TLDR
- Arm Holdings beat Q3 estimates with 43 cents EPS and $1.24 billion revenue but shares plunged over 10% after hours
- Record royalty revenue of $737 million up 27% year-over-year exceeded expectations driven by AI demand
- Licensing revenue of $505 million missed analyst estimates of $520 million sparking investor concerns
- Q4 guidance projects $1.47 billion revenue and 58 cents EPS, both above Wall Street forecasts
- Stock down 39% over past year despite four consecutive quarters above $1 billion revenue
Arm Holdings posted impressive third-quarter results but the market response was harsh. Shares dropped more than 10% to approximately $94 in after-hours trading Wednesday.
The chip design company reported adjusted earnings of 43 cents per share for its fiscal third quarter ending December. Revenue hit $1.24 billion, marking a 26% increase from the prior year.
Arm Holdings plc American Depositary Shares, ARM
Wall Street had expected 41 cents per share and $1.23 billion in revenue. Arm cleared both hurdles but investors focused elsewhere.
Record Royalties Can’t Save the Day
Royalty revenue stood out as a bright spot. The segment generated $737 million, climbing 27% from last year and beating the $708 million consensus.

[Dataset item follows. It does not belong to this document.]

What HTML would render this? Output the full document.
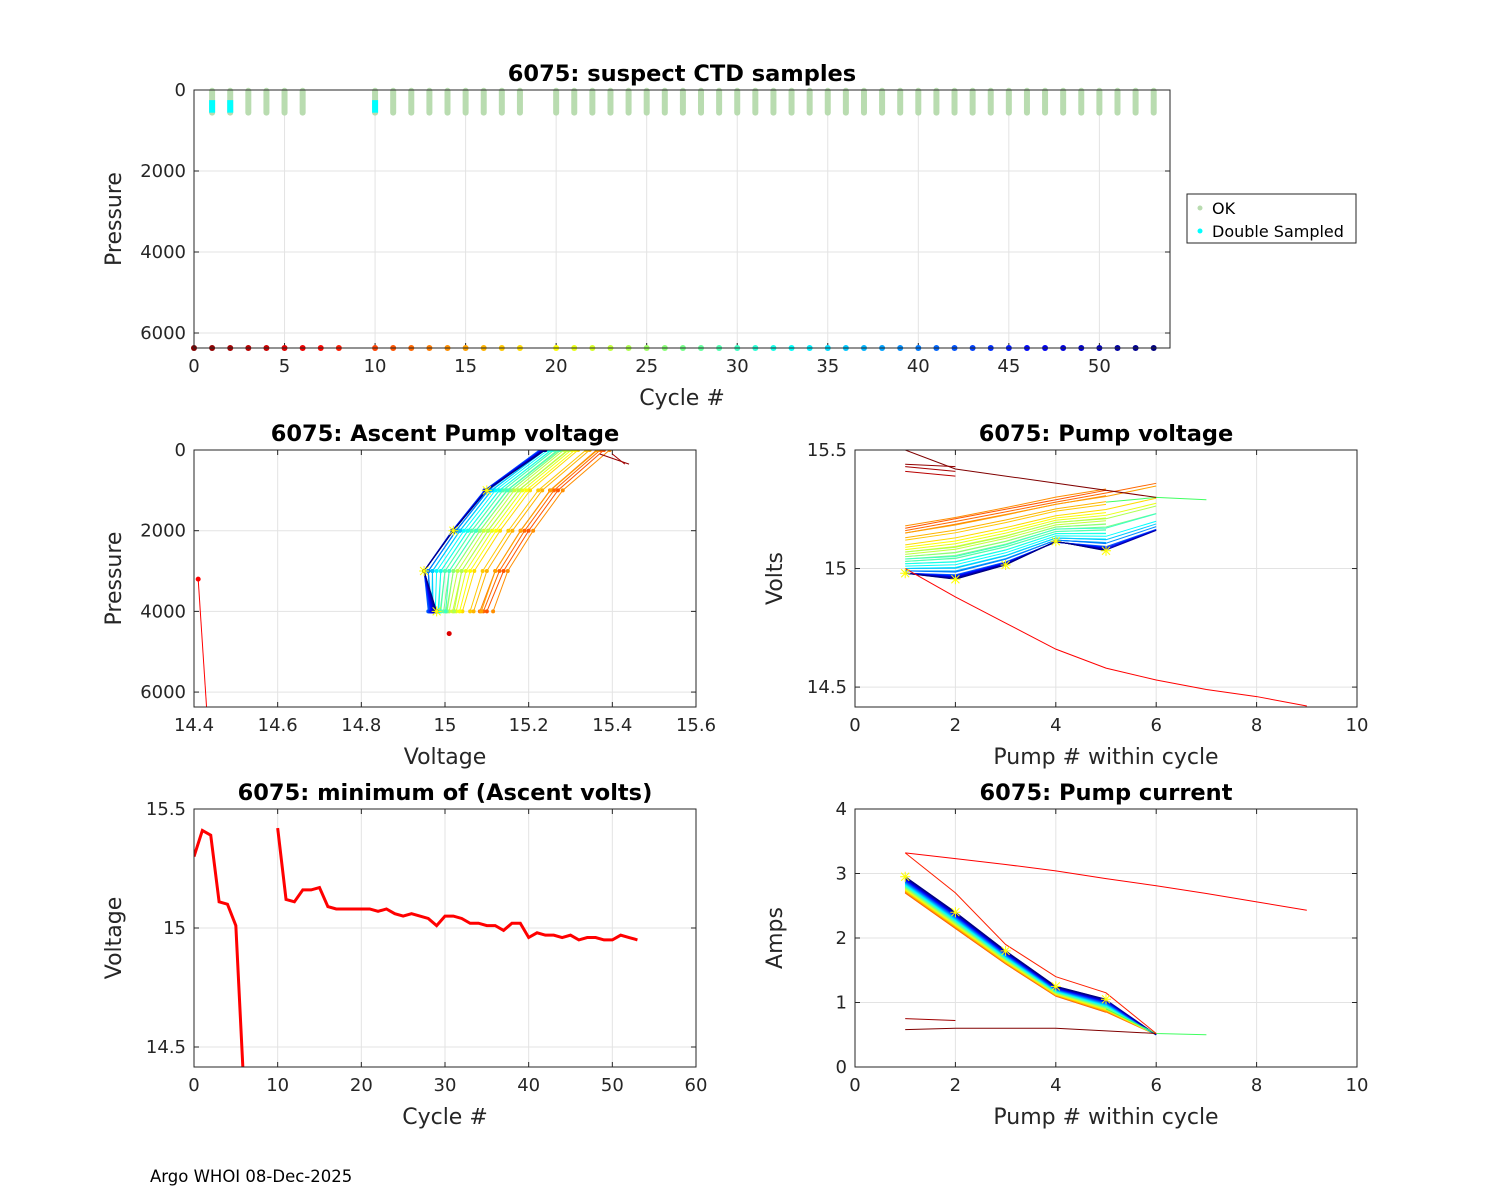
<!DOCTYPE html>
<html><head><meta charset="utf-8"><style>
body{margin:0;background:#fff}
svg{display:block;font-family:"DejaVu Sans","Liberation Sans",sans-serif}
</style></head><body>
<svg id="fig" width="1500" height="1200" xmlns="http://www.w3.org/2000/svg">
<rect width="1500" height="1200" fill="#fff"/>
</svg>
<script>
// ---- data ----
const cycles = [0,1,2,3,4,5,6,7,8,10,11,12,13,14,15,16,17,18,20,21,22,23,24,25,26,27,28,29,30,31,32,33,34,35,36,37,38,39,40,41,42,43,44,45,46,47,48,49,50,51,52,53];
const okCycles = [1,2,3,4,5,6,10,11,12,13,14,15,16,17,18,20,21,22,23,24,25,26,27,28,29,30,31,32,33,34,35,36,37,38,39,40,41,42,43,44,45,46,47,48,49,50,51,52,53];
const doubleCycles = [1,2,10];
const minCycles = [0,1,2,3,4,5,6,null,10,11,12,13,14,15,16,17,18,19,20,21,22,23,24,25,26,27,28,29,30,31,32,33,34,35,36,37,38,39,40,41,42,43,44,45,46,47,48,49,50,51,52,53];
const minVolts = [15.3,15.41,15.39,15.11,15.1,15.01,14.3,null,15.42,15.12,15.11,15.16,15.16,15.17,15.09,15.08,15.08,15.08,15.08,15.08,15.07,15.08,15.06,15.05,15.06,15.05,15.04,15.01,15.05,15.05,15.04,15.02,15.02,15.01,15.01,14.99,15.02,15.02,14.96,14.98,14.97,14.97,14.96,14.97,14.95,14.96,14.96,14.95,14.95,14.97,14.96,14.95];
const pumpCycles = [11,12,13,14,15,16,17,18,20,21,22,23,24,25,26,27,28,29,30,31,32,33,34,35,36,37,38,39,40,41,42,43,44,45,46,47,48,49,50,51,52,53];
const pump1Volts = [15.17,15.16,15.15,15.18,15.15,15.13,15.12,15.1,15.09,15.08,15.07,15.06,15.07,15.05,15.05,15.04,15.03,15.03,15.04,15.02,15.02,15.01,15.0,15.0,15.0,14.99,14.99,14.99,14.99,14.98,14.98,14.98,14.98,14.98,14.98,14.98,14.98,14.98,14.98,14.98,14.98,14.98];
const profileEarly = [0,0.04,0.08,0.12,0.16,0.2];
const profileLate = [0,-0.025,0.035,0.135,0.095,0.18];
const currentEarly = [2.7,2.15,1.6,1.1,0.85,0.5];
const currentLate = [2.95,2.4,1.8,1.25,1.05,0.5];
const outlierPumps = [1,2,3,4,5,6,7,8,9];
const outlierVolts = [15.0,14.88,14.77,14.66,14.58,14.53,14.49,14.46,14.42];
const outlierAmps = [3.32,3.23,3.14,3.04,2.92,2.81,2.69,2.56,2.43];
const lowAmps = [0.58,0.6,0.6,0.6,0.56,0.52];
const ascentPressures = [4000,3000,2000,1000,0];
const ascentLate = [14.98,14.95,15.02,15.1,15.24];
const ascentEarly = [15.1,15.14,15.2,15.27,15.38];

const svg=document.getElementById('fig');
const NS='http://www.w3.org/2000/svg';
function el(tag,attrs,parent,text){const e=document.createElementNS(NS,tag);for(const k in attrs)e.setAttribute(k,attrs[k]);if(text!==undefined)e.textContent=text;(parent||svg).appendChild(e);return e;}
function jet(c){const t=1-c/53;const cl=v=>Math.max(0,Math.min(1,v));const r=cl(1.5-Math.abs(4*t-3)),g=cl(1.5-Math.abs(4*t-2)),b=cl(1.5-Math.abs(4*t-1));return `rgb(${Math.round(r*255)},${Math.round(g*255)},${Math.round(b*255)})`;}
function mix(a,b,t){return a.map((v,i)=>v*(1-t)+b[i]*t);}

function axes(name,x0,y0,x1,y1,xl,yl,xt,yt,title,xlab,ylab,rev){
  const g=el('g',{});
  const sx=v=>x0+(v-xl[0])/(xl[1]-xl[0])*(x1-x0);
  const sy=rev?(v=>y0+(v-yl[0])/(yl[1]-yl[0])*(y1-y0)):(v=>y1-(v-yl[0])/(yl[1]-yl[0])*(y1-y0));
  xt.forEach(v=>{const x=sx(v);el('line',{x1:x,x2:x,y1:y0,y2:y1,stroke:'#e3e3e3'},g);el('line',{x1:x,x2:x,y1:y1,y2:y1-5,stroke:'#262626'},g);el('line',{x1:x,x2:x,y1:y0,y2:y0+5,stroke:'#262626'},g);el('text',{x:x,y:y1+24,'font-size':18,'text-anchor':'middle',fill:'#262626'},g,String(v));});
  yt.forEach(v=>{const y=sy(v);el('line',{x1:x0,x2:x1,y1:y,y2:y,stroke:'#e3e3e3'},g);el('line',{x1:x0,x2:x0+5,y1:y,y2:y,stroke:'#262626'},g);el('line',{x1:x1,x2:x1-5,y1:y,y2:y,stroke:'#262626'},g);el('text',{x:x0-8,y:y+6,'font-size':18,'text-anchor':'end',fill:'#262626'},g,String(v));});
  const t=el('text',{x:(x0+x1)/2,y:y0-9,'font-size':22.5,'font-weight':'bold','text-anchor':'middle',fill:'#000'},g,title);
  const xa=el('text',{x:(x0+x1)/2,y:y1+57,'font-size':22,'text-anchor':'middle',fill:'#262626'},g,xlab);
  const ya=el('text',{x:0,y:0,'font-size':22,'text-anchor':'middle',fill:'#262626',transform:`translate(${x0-73},${(y0+y1)/2}) rotate(-90)`},g,ylab);
  const id='c'+name;const cp=el('clipPath',{id:id},g);el('rect',{x:x0,y:y0,width:x1-x0,height:y1-y0},cp);
  const plot=el('g',{'clip-path':`url(#${id})`},g);
  const free=el('g',{},g);
  return {g,plot,free,sx,sy,box:()=>el('rect',{x:x0,y:y0,width:x1-x0,height:y1-y0,fill:'none',stroke:'#262626'},g)};
}
function poly(a,xs,ys,stroke,w,name){const p=el('polyline',{points:xs.map((x,i)=>a.sx(x)+','+a.sy(ys[i])).join(' '),fill:'none',stroke:stroke,'stroke-width':w},a.plot);return p;}
function star(a,x,y,name){const cx=a.sx(x),cy=a.sy(y);const s=el('path',{d:`M${cx-5},${cy}h10M${cx},${cy-5}v10M${cx-4},${cy-4}l8,8M${cx-4},${cy+4}l8,-8`,stroke:'#ff0',fill:'none','stroke-width':1},a.plot);}

// Panel 1
const A=axes('suspect-ctd-chart',194,90,1170,348,[0,53.9],[0,6370],[0,5,10,15,20,25,30,35,40,45,50],[0,2000,4000,6000],'6075: suspect CTD samples','Cycle #','Pressure',true);
A.box();
okCycles.forEach(c=>{const r=el('line',{x1:A.sx(c),x2:A.sx(c),y1:A.sy(20),y2:A.sy(560),stroke:'#b9dcb0','stroke-width':6,'stroke-linecap':'round'},A.free);});
doubleCycles.forEach(c=>{const r=el('line',{x1:A.sx(c),x2:A.sx(c),y1:A.sy(250),y2:A.sy(560),stroke:'#00ffff','stroke-width':6},A.free);});
cycles.forEach(c=>{const d=el('circle',{cx:A.sx(c),cy:A.sy(6370),r:3,fill:jet(c)},A.free);});
const lg=el('g',{});
el('rect',{x:1187,y:194,width:169,height:49,fill:'#fff',stroke:'#262626'},lg);
el('circle',{cx:1200,cy:208,r:2.5,fill:'#b9dcb0'},lg);el('text',{x:1212,y:214,'font-size':16,fill:'#000'},lg,'OK');
el('circle',{cx:1200,cy:231,r:2.5,fill:'#00ffff'},lg);el('text',{x:1212,y:237,'font-size':16,fill:'#000'},lg,'Double Sampled');

// Panel 2
const B=axes('ascent-pump-voltage-chart',194,450,696,707,[14.4,15.6],[0,6370],[14.4,14.6,14.8,15,15.2,15.4,15.6],[0,2000,4000,6000],'6075: Ascent Pump voltage','Voltage','Pressure',true);
pumpCycles.forEach((c,i)=>{const t=(c-11)/42;const v=mix(ascentEarly,ascentLate,t).map(x=>x+(pump1Volts[i]-(15.17*(1-t)+14.98*t)));poly(B,v,ascentPressures,jet(c),1,'ascent-line-'+c);v.forEach((x,j)=>{el('circle',{cx:B.sx(x),cy:B.sy(ascentPressures[j]),r:2,fill:jet(c)},B.plot);});});
[[1,15.37,15.44],[2,15.4,15.43]].forEach(([c,a,b])=>{poly(B,[a,b],[100,350],jet(c),1,'ascent-line-'+c);});
poly(B,[14.41,14.43],[3200,6370],'#ff0000',1,'ascent-outlier');el('circle',{cx:B.sx(14.41),cy:B.sy(3200),r:2.5,fill:'#f00'},B.plot);
el('circle',{cx:B.sx(15.01),cy:B.sy(4550),r:2.5,fill:'#d00'},B.plot);
ascentPressures.slice(0,4).forEach((p,j)=>star(B,ascentLate[j],p,'ascent-star-'+j));
B.box();

// Panel 3
const C=axes('pump-voltage-chart',855,450,1357,707,[0,10],[14.416,15.5],[0,2,4,6,8,10],[14.5,15,15.5],'6075: Pump voltage','Pump # within cycle','Volts',false);
pumpCycles.forEach((c,i)=>{const t=(c-11)/42;const prof=mix(profileEarly,profileLate,t);const n=(c%3===0)?6:5;const xs=[1,2,3,4,5,6].slice(0,n);poly(C,xs,xs.map((x,j)=>pump1Volts[i]+prof[j]),jet(c),1,'pump-volt-line-'+c);});
poly(C,[5,6,7],[15.28,15.3,15.29],'#40ff60',1,'pump-volt-line-extra');
poly(C,outlierPumps,outlierVolts,'#ff0000',1,'pump-volt-outlier');
poly(C,[1,2,6],[15.5,15.42,15.3],'#800000',1,'pump-volt-line-0');
[[15.44,15.43],[15.43,15.41],[15.41,15.39]].forEach((v,k)=>poly(C,[1,2],v,jet(k+1),1,'pump-volt-early-'+k));
[1,2,3,4,5].forEach((p,j)=>star(C,p,14.98+profileLate[j],'pump-volt-star-'+p));
C.box();

// Panel 4
const D=axes('min-ascent-volts-chart',194,809,696,1067,[0,60],[14.416,15.5],[0,10,20,30,40,50,60],[14.5,15,15.5],'6075: minimum of (Ascent volts)','Cycle #','Voltage',false);
let seg=[];const segs=[];minCycles.forEach((c,i)=>{if(c===null){segs.push(seg);seg=[];}else seg.push([c,minVolts[i]]);});segs.push(seg);
segs.forEach((s,k)=>poly(D,s.map(p=>p[0]),s.map(p=>p[1]),'#ff0000',3,'min-volts-line-'+k));
D.box();

// Panel 5
const E=axes('pump-current-chart',855,809,1357,1067,[0,10],[0,4],[0,2,4,6,8,10],[0,1,2,3,4],'6075: Pump current','Pump # within cycle','Amps',false);
pumpCycles.forEach((c,i)=>{const t=(c-11)/42;const prof=mix(currentEarly,currentLate,t);const n=(c%3===0)?6:5;const xs=[1,2,3,4,5,6].slice(0,n);poly(E,xs,prof.slice(0,n),jet(c),1.2,'pump-current-line-'+c);});
poly(E,[5,6,7],[0.9,0.52,0.5],'#40ff60',1,'pump-current-extra');
poly(E,outlierPumps,outlierAmps,'#ff0000',1,'pump-current-outlier');
poly(E,[1,2,3,4,5,6],lowAmps,'#800000',1,'pump-current-low');
poly(E,[1,2],[0.75,0.72],'#a00000',1,'pump-current-early');
poly(E,[1,2,3,4,5,6],[3.32,2.7,1.9,1.4,1.15,0.52],'#ff2000',1,'pump-current-red');
[1,2,3,4,5].forEach((p,j)=>star(E,p,currentLate[j],'pump-current-star-'+p));
E.box();

const f=el('text',{x:150,y:1182,'font-size':16.5,fill:'#000'},svg,'Argo WHOI 08-Dec-2025');

</script>
</body></html>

AI computing demand fueled the growth. Data centers, smartphones, and edge AI applications all contributed to the record performance.
CEO Rene Haas highlighted the momentum in a shareholder letter. “Arm delivered a record revenue quarter as demand for AI computing on our platform continues to accelerate,” he wrote.
This marked the company’s fourth straight quarter topping $1 billion in revenue. The Armv9 chip technology commands higher royalty rates than older versions.
Major customers like Apple and Qualcomm rely on Arm’s designs for smartphones. Microsoft and Nvidia use the technology for cloud server processors.
Licensing Shortfall Triggers Selloff
The problem emerged in licensing revenue. This segment posted $505 million, growing 25% annually but falling short of the $520 million estimate.
Licensing fees represent upfront payments for chip design access. These deals signal future royalty streams, making them a key indicator.
Guggenheim Securities analysts pointed to concerns about smartphone unit volumes next year. Broader worries about AI’s software impact also weighed on sentiment.
The stock has struggled this year. Shares are down 4% in 2026 and have tumbled 39% over the past 12 months.
Strong Outlook Ahead
Arm’s fourth-quarter guidance topped expectations. The company projects revenue of $1.47 billion, plus or minus $50 million.
Adjusted earnings should reach 58 cents per share, plus or minus 4 cents. Analysts had forecast $1.44 billion in revenue and 57 cents per share.
The guidance reflects continued strength in AI-related markets. Demand for power-efficient computing solutions remains robust across cloud, edge, and physical environments.
Arm’s business model generates revenue through licensing and royalties. The licensing miss raised questions despite the strong overall performance and forward outlook.